▶ WRITTEN EXERCISE: Pull each line holding "this" out of the entries below.

—————

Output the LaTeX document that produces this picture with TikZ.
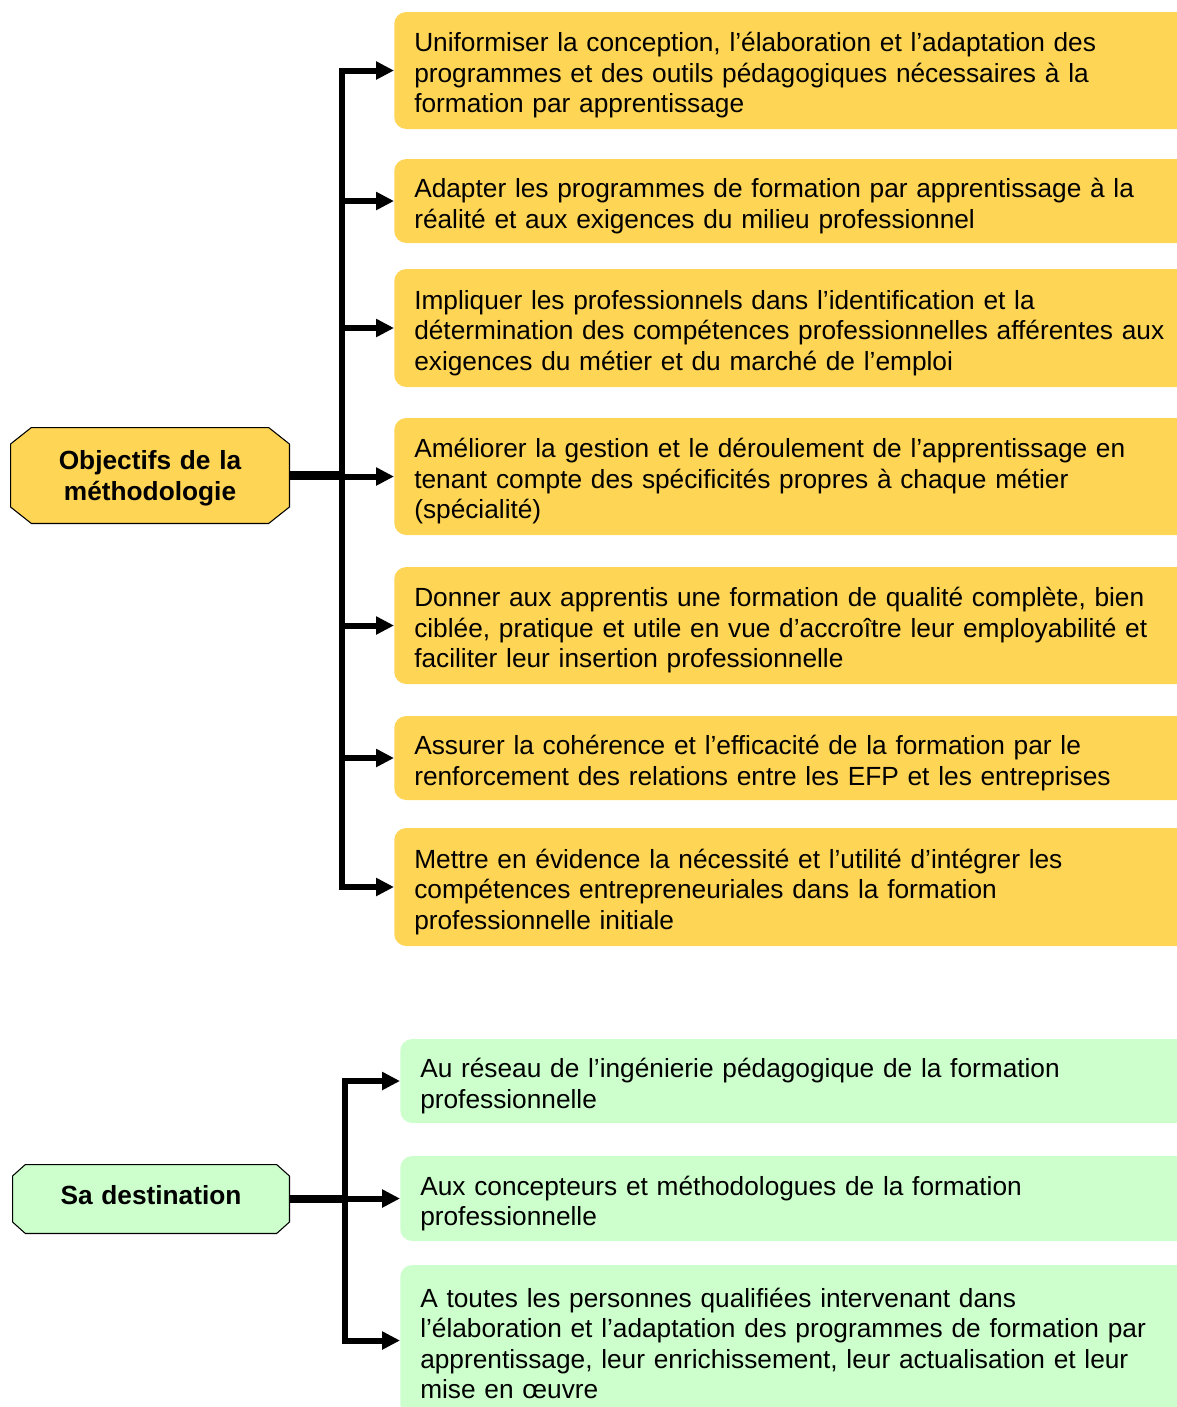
\documentclass[tikz,border=0pt]{standalone}
\usepackage{fontspec}
\setmainfont{Liberation Sans}
\usetikzlibrary{arrows.meta}
\definecolor{goldfill}{HTML}{FFD555}
\definecolor{mintfill}{HTML}{CCFFCC}
\tikzset{
  % fixed height of the first line and depth of the last one, so that every
  % text block is centred the same way whatever its letters
  strutted/.style 2 args={execute at begin node={\rule{0pt}{#1}},
    execute at end node={\rule[-#2]{0pt}{#2}}},
  item/.style={anchor=west, rounded corners=9pt, text width=585pt, inner xsep=15pt,
    inner ysep=0pt, align=left, strutted={22pt}{3.4pt},
    font=\fontsize{19.7}{22.9}\selectfont},
  gold/.style={item, fill=goldfill},
  mint/.style={item, fill=mintfill},
  % octagonal label: a plain node whose background is a chamfered outline
  hub/.style n args={3}{align=center, inner sep=0pt,
    font=\bfseries\fontsize{19.7}{23.2}\selectfont,
    path picture={
      \filldraw[fill=#1, line width=0.8pt]
        ([xshift=#2, yshift=-0.4pt]path picture bounding box.north west)
        -- ([xshift=-#2, yshift=-0.4pt]path picture bounding box.north east)
        -- ([xshift=-0.4pt, yshift=-#3]path picture bounding box.north east)
        -- ([xshift=-0.4pt, yshift=#3]path picture bounding box.south east)
        -- ([xshift=-#2, yshift=0.4pt]path picture bounding box.south east)
        -- ([xshift=#2, yshift=0.4pt]path picture bounding box.south west)
        -- ([xshift=0.4pt, yshift=#3]path picture bounding box.south west)
        -- ([xshift=0.4pt, yshift=-#3]path picture bounding box.north west)
        -- cycle;}},
  trunk/.style={line width=4.5pt},
  feed/.style={line width=6.5pt},
  tip/.tip={Triangle[length=13.5pt,width=13pt]},
  arr/.style={trunk, -tip},
}
\begin{document}
\begin{tikzpicture}[x=0.75pt, y=-0.75pt]
\useasboundingbox (0,0) rectangle (1177,1407);
\clip (0,0) rectangle (1177,1407);

% --- objectives ---
\node[gold, minimum height=87.75pt] (b1) at (394,70.5)
  {Uniformiser la conception, l’élaboration et l’adaptation des\\programmes et des outils pédagogiques nécessaires à la\\formation par apprentissage};
\node[gold, minimum height=63pt] (b2) at (394,201)
  {Adapter les programmes de formation par apprentissage à la\\réalité et aux exigences du milieu professionnel};
\node[gold, minimum height=88.5pt] (b3) at (394,328)
  {Impliquer les professionnels dans l’identification et la\\détermination des compétences professionnelles afférentes aux\\exigences du métier et du marché de l’emploi};
\node[gold, minimum height=87.75pt] (b4) at (394,476.5)
  {Améliorer la gestion et le déroulement de l’apprentissage en\\tenant compte des spécificités propres à chaque métier\\(spécialité)};
\node[gold, minimum height=87.75pt] (b5) at (394,625.5)
  {Donner aux apprentis une formation de qualité complète, bien\\ciblée, pratique et utile en vue d’accroître leur employabilité et\\faciliter leur insertion professionnelle};
\node[gold, minimum height=63pt] (b6) at (394,758)
  {Assurer la cohérence et l’efficacité de la formation par le\\renforcement des relations entre les EFP et les entreprises};
\node[gold, minimum height=88.5pt] (b7) at (394,887)
  {Mettre en évidence la nécessité et l’utilité d’intégrer les\\compétences entrepreneuriales dans la formation\\professionnelle initiale};

\node[hub={goldfill}{16pt}{12.75pt}, strutted={18.8pt}{4pt},
  text width=210pt, minimum height=72.75pt]
  (obj) at (150,475.5) {Objectifs de la\\méthodologie};

\coordinate (T) at (342,0);
\draw[feed] (obj.east) -- (T |- obj.east);
\draw[trunk, tip-tip] (b1.west) -- (T |- b1.west) -- (T |- b7.west) -- (b7.west);
\foreach \b in {b2,b3,b4,b5,b6}
  \draw[arr] (T |- \b.west) -- (\b.west);

% --- audience ---
\node[mint, minimum height=63pt] (g1) at (400,1081)
  {Au réseau de l’ingénierie pédagogique de la formation\\professionnelle};
\node[mint, minimum height=63.75pt] (g2) at (400,1198.5)
  {Aux concepteurs et méthodologues de la formation\\professionnelle};
\node[mint, minimum height=113.25pt] (g3) at (400,1340.5)
  {A toutes les personnes qualifiées intervenant dans\\l’élaboration et l’adaptation des programmes de formation par\\apprentissage, leur enrichissement, leur actualisation et leur\\mise en œuvre};

\node[hub={mintfill}{10pt}{9pt}, strutted={14.3pt}{6pt},
  text width=208.5pt, minimum height=52.5pt]
  (dest) at (151,1199) {Sa destination};

\coordinate (U) at (345,0);
\draw[feed] (dest.east) -- (U |- dest.east);
\draw[trunk, tip-tip] (g1.west) -- (U |- g1.west) -- (U |- g3.west) -- (g3.west);
\draw[arr] (U |- g2.west) -- (g2.west);
\end{tikzpicture}
\end{document}
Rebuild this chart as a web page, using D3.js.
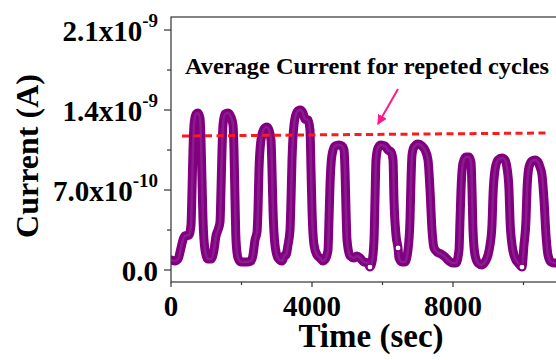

—————

▶ RESULT OF THE EXERCISE:
Output the LaTeX document that produces this picture with TikZ.
Rebuild this chart as a web page, using D3.js.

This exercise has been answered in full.